Direction → Find the string "with" in the entries and copy each line that has it.

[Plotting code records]
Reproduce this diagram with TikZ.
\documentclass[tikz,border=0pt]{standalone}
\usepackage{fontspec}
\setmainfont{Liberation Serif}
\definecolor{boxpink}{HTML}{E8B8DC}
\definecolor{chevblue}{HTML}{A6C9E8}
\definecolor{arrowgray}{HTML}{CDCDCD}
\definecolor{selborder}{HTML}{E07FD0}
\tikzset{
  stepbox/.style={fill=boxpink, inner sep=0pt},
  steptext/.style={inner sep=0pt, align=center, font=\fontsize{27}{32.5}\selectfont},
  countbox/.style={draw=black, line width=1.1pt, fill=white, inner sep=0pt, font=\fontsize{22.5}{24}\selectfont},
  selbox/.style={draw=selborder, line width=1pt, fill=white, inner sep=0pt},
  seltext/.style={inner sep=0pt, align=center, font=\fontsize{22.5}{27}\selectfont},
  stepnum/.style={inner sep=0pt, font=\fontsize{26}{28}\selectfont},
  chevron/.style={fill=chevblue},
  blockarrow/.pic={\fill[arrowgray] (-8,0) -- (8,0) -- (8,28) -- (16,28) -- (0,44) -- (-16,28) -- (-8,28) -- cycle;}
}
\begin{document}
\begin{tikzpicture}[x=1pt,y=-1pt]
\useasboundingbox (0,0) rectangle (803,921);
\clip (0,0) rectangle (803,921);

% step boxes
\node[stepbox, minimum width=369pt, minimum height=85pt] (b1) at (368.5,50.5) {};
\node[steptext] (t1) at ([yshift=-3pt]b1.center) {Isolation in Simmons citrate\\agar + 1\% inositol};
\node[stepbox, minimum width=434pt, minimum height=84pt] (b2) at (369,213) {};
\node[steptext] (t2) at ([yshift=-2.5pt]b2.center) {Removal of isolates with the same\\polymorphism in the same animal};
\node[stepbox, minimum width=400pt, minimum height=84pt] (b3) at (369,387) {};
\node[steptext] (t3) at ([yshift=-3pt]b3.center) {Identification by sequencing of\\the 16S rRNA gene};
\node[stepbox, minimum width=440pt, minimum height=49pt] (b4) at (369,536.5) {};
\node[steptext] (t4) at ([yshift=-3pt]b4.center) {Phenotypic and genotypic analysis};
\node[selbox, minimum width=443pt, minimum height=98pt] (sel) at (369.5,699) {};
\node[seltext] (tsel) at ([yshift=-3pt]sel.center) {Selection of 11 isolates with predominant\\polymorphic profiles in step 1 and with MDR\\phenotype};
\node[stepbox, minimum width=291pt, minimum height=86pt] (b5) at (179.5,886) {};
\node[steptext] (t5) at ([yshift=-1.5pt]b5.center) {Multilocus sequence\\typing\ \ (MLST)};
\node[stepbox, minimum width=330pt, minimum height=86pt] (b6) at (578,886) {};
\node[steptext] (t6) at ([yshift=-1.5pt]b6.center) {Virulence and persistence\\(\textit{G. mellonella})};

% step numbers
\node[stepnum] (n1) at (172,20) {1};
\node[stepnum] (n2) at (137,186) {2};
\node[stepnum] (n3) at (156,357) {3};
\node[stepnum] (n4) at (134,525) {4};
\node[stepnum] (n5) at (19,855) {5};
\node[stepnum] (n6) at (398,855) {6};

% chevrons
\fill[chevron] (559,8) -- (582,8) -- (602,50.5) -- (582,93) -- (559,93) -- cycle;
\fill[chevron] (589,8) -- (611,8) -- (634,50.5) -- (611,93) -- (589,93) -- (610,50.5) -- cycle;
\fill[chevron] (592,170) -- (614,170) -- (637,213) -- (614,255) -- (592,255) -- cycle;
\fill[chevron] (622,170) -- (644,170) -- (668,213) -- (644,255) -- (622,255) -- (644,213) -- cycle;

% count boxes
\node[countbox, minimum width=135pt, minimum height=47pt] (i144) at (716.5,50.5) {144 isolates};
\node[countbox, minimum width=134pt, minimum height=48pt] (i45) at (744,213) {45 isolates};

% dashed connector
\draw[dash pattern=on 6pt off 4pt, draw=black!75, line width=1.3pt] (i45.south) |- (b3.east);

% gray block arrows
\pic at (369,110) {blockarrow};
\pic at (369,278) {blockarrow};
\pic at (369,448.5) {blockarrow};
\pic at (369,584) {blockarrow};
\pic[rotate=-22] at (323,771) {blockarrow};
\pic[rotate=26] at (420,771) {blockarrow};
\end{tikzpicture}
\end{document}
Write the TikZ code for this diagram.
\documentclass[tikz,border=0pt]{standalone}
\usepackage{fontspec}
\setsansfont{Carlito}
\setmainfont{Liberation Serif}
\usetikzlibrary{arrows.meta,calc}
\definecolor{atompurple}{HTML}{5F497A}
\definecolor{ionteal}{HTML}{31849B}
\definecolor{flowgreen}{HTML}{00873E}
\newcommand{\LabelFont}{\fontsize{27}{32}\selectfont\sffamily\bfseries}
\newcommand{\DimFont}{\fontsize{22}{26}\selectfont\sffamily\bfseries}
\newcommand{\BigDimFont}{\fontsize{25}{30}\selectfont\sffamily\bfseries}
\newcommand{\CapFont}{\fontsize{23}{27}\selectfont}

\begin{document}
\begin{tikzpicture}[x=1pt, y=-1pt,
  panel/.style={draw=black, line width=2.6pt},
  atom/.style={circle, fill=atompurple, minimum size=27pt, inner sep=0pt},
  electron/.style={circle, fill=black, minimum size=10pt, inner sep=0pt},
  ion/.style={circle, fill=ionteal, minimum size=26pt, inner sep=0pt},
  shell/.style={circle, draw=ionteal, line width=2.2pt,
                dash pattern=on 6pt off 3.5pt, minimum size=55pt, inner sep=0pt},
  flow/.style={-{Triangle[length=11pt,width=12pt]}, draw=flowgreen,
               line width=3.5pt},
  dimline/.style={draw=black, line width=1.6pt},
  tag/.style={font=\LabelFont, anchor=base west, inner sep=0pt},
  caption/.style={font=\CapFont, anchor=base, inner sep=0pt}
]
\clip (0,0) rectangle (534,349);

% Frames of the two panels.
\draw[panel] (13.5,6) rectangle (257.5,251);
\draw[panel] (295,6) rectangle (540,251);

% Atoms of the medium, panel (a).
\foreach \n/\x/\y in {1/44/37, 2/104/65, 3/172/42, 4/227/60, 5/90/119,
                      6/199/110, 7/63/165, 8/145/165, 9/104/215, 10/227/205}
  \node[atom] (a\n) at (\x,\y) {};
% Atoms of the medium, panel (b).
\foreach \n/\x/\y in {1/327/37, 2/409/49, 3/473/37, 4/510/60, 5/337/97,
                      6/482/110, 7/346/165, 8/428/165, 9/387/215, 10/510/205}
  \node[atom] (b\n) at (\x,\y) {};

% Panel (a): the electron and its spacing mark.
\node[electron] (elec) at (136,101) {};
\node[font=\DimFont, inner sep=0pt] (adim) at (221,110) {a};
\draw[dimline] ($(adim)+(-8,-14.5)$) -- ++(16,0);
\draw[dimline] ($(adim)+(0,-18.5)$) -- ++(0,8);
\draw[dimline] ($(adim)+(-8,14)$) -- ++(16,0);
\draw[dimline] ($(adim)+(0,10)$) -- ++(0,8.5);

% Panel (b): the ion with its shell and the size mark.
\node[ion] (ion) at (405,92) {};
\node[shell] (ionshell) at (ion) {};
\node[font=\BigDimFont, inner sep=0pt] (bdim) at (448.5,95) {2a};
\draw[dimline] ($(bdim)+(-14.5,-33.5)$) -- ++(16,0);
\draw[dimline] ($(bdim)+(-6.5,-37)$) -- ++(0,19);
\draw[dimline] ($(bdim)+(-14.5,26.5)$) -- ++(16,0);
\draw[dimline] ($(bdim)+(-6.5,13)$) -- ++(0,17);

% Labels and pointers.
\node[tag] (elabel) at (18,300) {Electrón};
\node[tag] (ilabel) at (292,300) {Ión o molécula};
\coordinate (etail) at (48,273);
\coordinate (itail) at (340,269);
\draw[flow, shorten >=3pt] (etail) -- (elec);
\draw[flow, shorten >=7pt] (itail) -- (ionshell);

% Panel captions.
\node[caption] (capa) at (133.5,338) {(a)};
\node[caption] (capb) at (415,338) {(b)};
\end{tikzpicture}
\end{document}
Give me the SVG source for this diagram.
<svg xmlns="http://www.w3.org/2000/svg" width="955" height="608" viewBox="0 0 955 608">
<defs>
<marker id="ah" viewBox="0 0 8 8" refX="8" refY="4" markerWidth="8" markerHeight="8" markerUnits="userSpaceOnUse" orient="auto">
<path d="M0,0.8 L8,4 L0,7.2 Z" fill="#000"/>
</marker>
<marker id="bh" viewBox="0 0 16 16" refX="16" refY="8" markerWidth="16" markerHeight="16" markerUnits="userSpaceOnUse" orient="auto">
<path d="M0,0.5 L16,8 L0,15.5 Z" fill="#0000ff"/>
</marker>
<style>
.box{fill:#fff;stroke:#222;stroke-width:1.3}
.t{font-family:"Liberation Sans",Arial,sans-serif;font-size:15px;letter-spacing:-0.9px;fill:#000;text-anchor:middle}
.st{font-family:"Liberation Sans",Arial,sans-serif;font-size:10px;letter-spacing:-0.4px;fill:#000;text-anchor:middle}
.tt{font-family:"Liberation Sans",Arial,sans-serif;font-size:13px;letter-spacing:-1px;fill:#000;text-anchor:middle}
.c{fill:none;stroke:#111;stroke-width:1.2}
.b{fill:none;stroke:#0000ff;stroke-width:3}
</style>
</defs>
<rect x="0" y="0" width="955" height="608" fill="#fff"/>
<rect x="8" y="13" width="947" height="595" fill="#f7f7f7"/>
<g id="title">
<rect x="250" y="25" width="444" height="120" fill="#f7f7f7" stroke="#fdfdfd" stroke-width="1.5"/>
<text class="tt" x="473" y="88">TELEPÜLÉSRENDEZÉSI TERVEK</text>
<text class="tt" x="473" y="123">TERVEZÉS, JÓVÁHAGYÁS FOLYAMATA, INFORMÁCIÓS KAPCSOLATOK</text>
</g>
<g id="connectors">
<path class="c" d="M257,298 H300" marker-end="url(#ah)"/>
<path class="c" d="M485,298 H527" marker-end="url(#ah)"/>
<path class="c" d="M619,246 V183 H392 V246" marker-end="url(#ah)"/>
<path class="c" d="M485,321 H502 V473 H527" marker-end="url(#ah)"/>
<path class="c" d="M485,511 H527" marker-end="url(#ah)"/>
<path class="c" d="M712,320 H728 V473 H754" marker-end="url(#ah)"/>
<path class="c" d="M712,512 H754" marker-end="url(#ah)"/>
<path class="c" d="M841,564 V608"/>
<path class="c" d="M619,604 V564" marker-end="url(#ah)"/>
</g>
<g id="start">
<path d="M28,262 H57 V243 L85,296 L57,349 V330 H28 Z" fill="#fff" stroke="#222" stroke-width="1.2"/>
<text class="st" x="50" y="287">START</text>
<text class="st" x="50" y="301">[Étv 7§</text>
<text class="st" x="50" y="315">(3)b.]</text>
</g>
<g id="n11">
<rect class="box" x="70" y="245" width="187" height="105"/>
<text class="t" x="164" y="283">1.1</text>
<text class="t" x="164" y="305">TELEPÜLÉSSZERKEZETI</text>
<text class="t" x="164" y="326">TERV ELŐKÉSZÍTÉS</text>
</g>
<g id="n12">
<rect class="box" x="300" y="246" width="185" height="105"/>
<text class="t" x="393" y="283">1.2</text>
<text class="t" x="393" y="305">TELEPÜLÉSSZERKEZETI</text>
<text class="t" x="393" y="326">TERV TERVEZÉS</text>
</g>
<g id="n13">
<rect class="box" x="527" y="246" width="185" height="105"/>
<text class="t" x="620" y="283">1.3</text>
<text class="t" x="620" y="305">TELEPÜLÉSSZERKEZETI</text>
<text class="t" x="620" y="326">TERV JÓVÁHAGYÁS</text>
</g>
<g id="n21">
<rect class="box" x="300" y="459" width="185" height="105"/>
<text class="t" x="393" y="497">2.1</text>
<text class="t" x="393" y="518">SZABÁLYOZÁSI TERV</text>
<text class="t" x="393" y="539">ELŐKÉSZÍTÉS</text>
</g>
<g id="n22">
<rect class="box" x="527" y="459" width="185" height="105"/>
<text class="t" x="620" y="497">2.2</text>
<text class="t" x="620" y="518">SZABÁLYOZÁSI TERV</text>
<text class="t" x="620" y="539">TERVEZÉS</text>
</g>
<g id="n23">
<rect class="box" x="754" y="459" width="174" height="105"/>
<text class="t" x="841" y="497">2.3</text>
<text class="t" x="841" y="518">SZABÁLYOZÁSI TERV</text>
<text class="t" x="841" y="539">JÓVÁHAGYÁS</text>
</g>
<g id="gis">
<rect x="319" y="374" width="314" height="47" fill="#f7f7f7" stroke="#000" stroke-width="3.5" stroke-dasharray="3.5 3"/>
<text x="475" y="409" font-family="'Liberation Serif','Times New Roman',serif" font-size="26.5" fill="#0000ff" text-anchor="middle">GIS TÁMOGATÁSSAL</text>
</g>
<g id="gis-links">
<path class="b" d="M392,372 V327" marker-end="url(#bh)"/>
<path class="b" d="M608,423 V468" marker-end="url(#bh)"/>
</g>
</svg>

Output of the exercise →
Reproduce this diagram with TikZ.
\node[steptext] (t2) at ([yshift=-2.5pt]b2.center) {Removal of isolates with the same\\polymorphism in the same animal};
\node[seltext] (tsel) at ([yshift=-3pt]sel.center) {Selection of 11 isolates with predominant\\polymorphic profiles in step 1 and with MDR\\phenotype};
% Panel (b): the ion with its shell and the size mark.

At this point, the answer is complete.